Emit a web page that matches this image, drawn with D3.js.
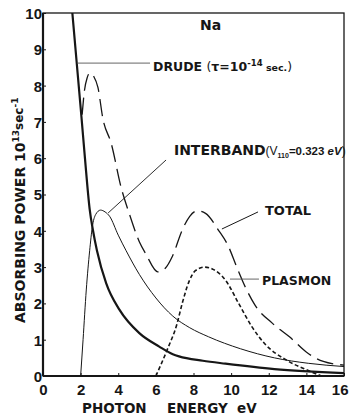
<!DOCTYPE html>
<html>
<head>
<meta charset="utf-8">
<script src="https://cdn.jsdelivr.net/npm/d3@7/dist/d3.min.js"></script>
<style>
  html, body { margin: 0; padding: 0; background: #fff; }
  svg { display: block; }
</style>
</head>
<body>
<div id="chart"></div>
<script>
// Absorbing power of Na vs photon energy
const energyTicks = [0, 2, 4, 6, 8, 10, 12, 14, 16];
const powerTicks = [0, 1, 2, 3, 4, 5, 6, 7, 8, 9, 10];

// [photon energy eV, absorbing power 10^13 sec^-1]
const drudeCurve = [
    [1.56, 10], [2.05, 7.1], [2.23, 6.0], [2.48, 4.6], [2.66, 4.0], [2.87, 3.45],
    [3.36, 2.55], [4.07, 1.82], [5.12, 1.18], [6.18, 0.81], [6.9, 0.6], [7.23, 0.54],
    [8.5, 0.42], [9.7, 0.34], [12.3, 0.19], [16, 0.08]
];
const interbandCurve = [
    [2.0, 0], [2.13, 1.0], [2.3, 2.37], [2.48, 3.45], [2.62, 4.1], [2.8, 4.45],
    [3.06, 4.57], [3.3, 4.52], [3.54, 4.4], [4.0, 3.88], [4.42, 3.45], [5.12, 2.8],
    [6.0, 2.15], [6.9, 1.65], [7.8, 1.33], [8.8, 1.08], [10.5, 0.75], [12.3, 0.5],
    [14.1, 0.35], [16, 0.26]
];
const totalCurve = [
    [2.08, 7.2], [2.2, 7.85], [2.35, 8.22], [2.5, 8.35], [2.7, 8.25], [2.92, 7.95],
    [3.18, 7.1], [3.63, 6.4], [4.15, 5.2], [4.6, 4.45], [5.12, 3.7], [5.48, 3.35],
    [6.1, 2.87], [6.5, 2.97], [6.88, 3.3], [7.4, 4.02], [7.8, 4.4], [8.2, 4.55],
    [8.64, 4.48], [9.35, 4.0], [9.83, 3.6], [10.3, 3.0], [10.8, 2.4], [11.27, 1.95],
    [12.2, 1.45], [13.1, 1.08], [14.1, 0.62], [14.9, 0.4], [16, 0.3]
];
const plasmonCurve = [
    [6.0, 0], [6.6, 0.72], [7.13, 1.45], [7.4, 2.0], [7.76, 2.6], [8.1, 2.9],
    [8.6, 3.0], [9.0, 2.95], [9.7, 2.64], [10.4, 2.0], [11.1, 1.36], [11.8, 0.88],
    [12.9, 0.45], [14.1, 0.15], [14.8, 0]
];

const width = 349, height = 416;
const plot = { left: 43, right: 344, top: 13, bottom: 376 };

const svg = d3.select('#chart').append('svg')
    .attr('width', width)
    .attr('height', height);

const x = d3.scaleLinear().domain([0, 16]).range([plot.left, plot.right]);
const y = d3.scaleLinear().domain([0, 10]).range([plot.bottom, plot.top]);

const ink = '#161616';
const boldFont = '"DejaVu Sans", sans-serif';
const tickFont = '"Liberation Sans", Arial, sans-serif';

svg.append('clipPath').attr('id', 'plotClip')
    .append('rect')
    .attr('x', plot.left).attr('y', plot.top)
    .attr('width', plot.right - plot.left).attr('height', plot.bottom - plot.top);

// Frame
svg.append('rect')
    .attr('x', plot.left).attr('y', plot.top)
    .attr('width', plot.right - plot.left).attr('height', plot.bottom - plot.top)
    .attr('fill', 'none').attr('stroke', ink).attr('stroke-width', 1.3);
svg.append('line')
    .attr('x1', plot.left).attr('x2', plot.left)
    .attr('y1', plot.top).attr('y2', plot.bottom)
    .attr('stroke', ink).attr('stroke-width', 2.2);
svg.append('line')
    .attr('x1', plot.left).attr('x2', plot.right)
    .attr('y1', plot.bottom).attr('y2', plot.bottom)
    .attr('stroke', ink).attr('stroke-width', 2);

// Axes with inward ticks
const xAxis = svg.append('g')
    .attr('transform', `translate(0,${plot.bottom})`)
    .call(d3.axisBottom(x).tickValues(energyTicks).tickSizeInner(-3).tickSizeOuter(0));
const yAxis = svg.append('g')
    .attr('transform', `translate(${plot.left},0)`)
    .call(d3.axisLeft(y).tickValues(powerTicks).tickSizeInner(-3).tickSizeOuter(0));

[xAxis, yAxis].forEach(ax => {
    ax.select('.domain').remove();
    ax.selectAll('.tick line').attr('stroke', ink).attr('stroke-width', 1);
    ax.selectAll('.tick text')
        .style('font-family', tickFont)
        .style('font-weight', 'bold')
        .style('font-size', '15px')
        .attr('fill', ink);
});
xAxis.selectAll('.tick text').attr('dy', null).attr('y', 19);
// last label sits at the page edge: keep it inside
xAxis.selectAll('.tick text').filter(d => d === 16).attr('text-anchor', 'end').attr('x', 4);
yAxis.selectAll('.tick text').attr('dy', '0.36em').attr('x', -1);

// Curves
const line = d3.line()
    .x(d => x(d[0]))
    .y(d => y(d[1]))
    .curve(d3.curveMonotoneX);

const curves = svg.append('g').attr('clip-path', 'url(#plotClip)');

curves.append('path').datum(drudeCurve)
    .attr('d', line).attr('fill', 'none')
    .attr('stroke', ink).attr('stroke-width', 2.2);

curves.append('path').datum(interbandCurve)
    .attr('d', line).attr('fill', 'none')
    .attr('stroke', ink).attr('stroke-width', 1);

curves.append('path').datum(totalCurve)
    .attr('d', line).attr('fill', 'none')
    .attr('stroke', ink).attr('stroke-width', 1.3)
    .attr('stroke-dasharray', '17,7');

curves.append('path').datum(plasmonCurve)
    .attr('d', line).attr('fill', 'none')
    .attr('stroke', ink).attr('stroke-width', 1.6)
    .attr('stroke-dasharray', '4,2.5');

// Leader lines (data coordinates)
const leaders = [
    { from: [1.82, 8.62], to: [5.69, 8.62], color: '#555', w: 0.9 },
    { from: [6.54, 5.95], to: [3.46, 4.49], color: ink, w: 0.9 },
    { from: [11.43, 4.52], to: [9.51, 4.05], color: ink, w: 1 },
    { from: [9.94, 2.67], to: [11.48, 2.67], color: '#555', w: 0.9 }
];
leaders.forEach(l => {
    svg.append('line')
        .attr('x1', x(l.from[0])).attr('y1', y(l.from[1]))
        .attr('x2', x(l.to[0])).attr('y2', y(l.to[1]))
        .attr('stroke', l.color).attr('stroke-width', l.w);
});

// Curve labels
const label = (ev, val, size) => svg.append('text')
    .attr('x', x(ev)).attr('y', y(val))
    .style('font-family', boldFont)
    .style('font-weight', 'bold')
    .style('font-size', size + 'px')
    .attr('fill', ink);

label(8.35, 9.53, 14).text('Na');

const drude = label(5.85, 8.39, 12.5);
drude.append('tspan').text('DRUDE ');
drude.append('tspan').style('font-weight', 'normal').text('(');
drude.append('tspan').text('τ=10');
drude.append('tspan').attr('dy', -5).style('font-size', '8.5px').text('-14');
drude.append('tspan').attr('dy', 5).style('font-size', '9.5px').text(' sec.');
drude.append('tspan').style('font-weight', 'normal').text(')');

const inter = label(6.96, 6.09, 14);
inter.append('tspan').text('INTERBAND');
inter.append('tspan').style('font-family', tickFont).style('font-size', '12px').style('font-weight', 'normal').text('(V');
inter.append('tspan').attr('dy', 3).style('font-family', tickFont).style('font-size', '7px').text('110');
inter.append('tspan').attr('dy', -3).style('font-family', tickFont).style('font-size', '11.5px').text('=0.323 ');
inter.append('tspan').style('font-family', tickFont).style('font-size', '11.5px').style('font-style', 'italic').text('eV');
inter.append('tspan').style('font-family', tickFont).style('font-size', '12px').style('font-weight', 'normal').text(')');

label(11.8, 4.44, 13).text('TOTAL');
label(11.64, 2.51, 12.5).text('PLASMON');

// Axis titles
const xTitle = svg.append('g')
    .style('font-family', boldFont)
    .style('font-weight', 'bold')
    .style('font-size', '13.5px')
    .attr('fill', ink);
[['PHOTON', 82], ['ENERGY', 167], ['eV', 237]].forEach(([t, px]) => {
    xTitle.append('text').attr('x', px).attr('y', 413).text(t);
});

const yTitle = svg.append('text')
    .attr('transform', 'translate(25,323) rotate(-90)')
    .style('font-family', boldFont)
    .style('font-weight', 'bold')
    .style('font-size', '14px')
    .attr('fill', ink);
yTitle.append('tspan').text('ABSORBING POWER 10');
yTitle.append('tspan').attr('dy', -6).style('font-size', '9px').text('13');
yTitle.append('tspan').attr('dy', 4).style('font-size', '12px').text('sec');
yTitle.append('tspan').attr('dy', -5).style('font-size', '9px').text('-1');
</script>
</body>
</html>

-*-*-

**Work to do:** Write out the lines from the start of the material to the line with "7, 8, 9, 10];", inclusive and exactly. Skip the pictures.

**In response:**
Emit a web page that matches this image, drawn with D3.js.
<!DOCTYPE html>
<html>
<head>
<meta charset="utf-8">
<script src="https://cdn.jsdelivr.net/npm/d3@7/dist/d3.min.js"></script>
<style>
  html, body { margin: 0; padding: 0; background: #fff; }
  svg { display: block; }
</style>
</head>
<body>
<div id="chart"></div>
<script>
// Absorbing power of Na vs photon energy
const energyTicks = [0, 2, 4, 6, 8, 10, 12, 14, 16];
const powerTicks = [0, 1, 2, 3, 4, 5, 6, 7, 8, 9, 10];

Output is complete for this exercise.